To repeat: those goals are clearly limited. The Russian president completely denies an intention or ability to occupy Ukraine which is a sovereign state.

Moreover, all of this is in accord with U.S. doctrine and policy. For instance, just last week when the Solomon Islands (7000 miles distant from the U.S.) announced an intention of signing a security agreement with China, the U.S. threatened military response, on grounds that such agreement threatened its national interests.

Case closed.

Conclusion

According to the word’s definition, an “apologist” is “a person who offers an argument in defense of something controversial.” It refers to one who defends another from what s/he considers an unjust attack. In the name of even handedness, respect for documentary evidence, and historical fact, that’s the role I’ve attempted to assume here.

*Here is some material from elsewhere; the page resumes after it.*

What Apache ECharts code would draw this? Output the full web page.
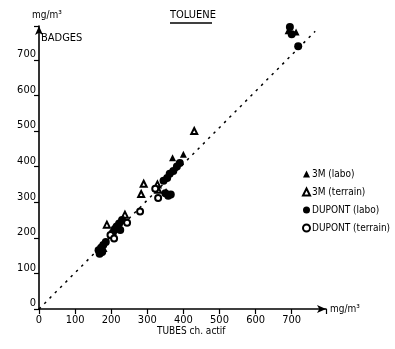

Considering such factors , I personally have concluded that Alexander Putin has been defamed. He is no Hitler. He is not insane. He is acting according to the “rules based order” long established and acted upon by U.S. presidents in a whole series of wars that have contravened international law and led to the needless deaths of millions of innocent people.

That is to say that Putin no worse than any U.S. president you care to name. As Chomsky points out (see video above), all of them have committed war crimes far worse than Putin’s – mostly without attempting the detailed justifications found in the Russian president’s extended statements. America’s posture towards the Solomon Islands makes the point.

That’s why I’ve turned into a Putin apologist who hopes for Russia’s success in resisting U.S. aggression at its border that (according to Professor Snyder’s logic) will force Biden and NATO to the negotiation table. But don’t hold your breath. There are still Ukrainian proxies available for cannon fodder.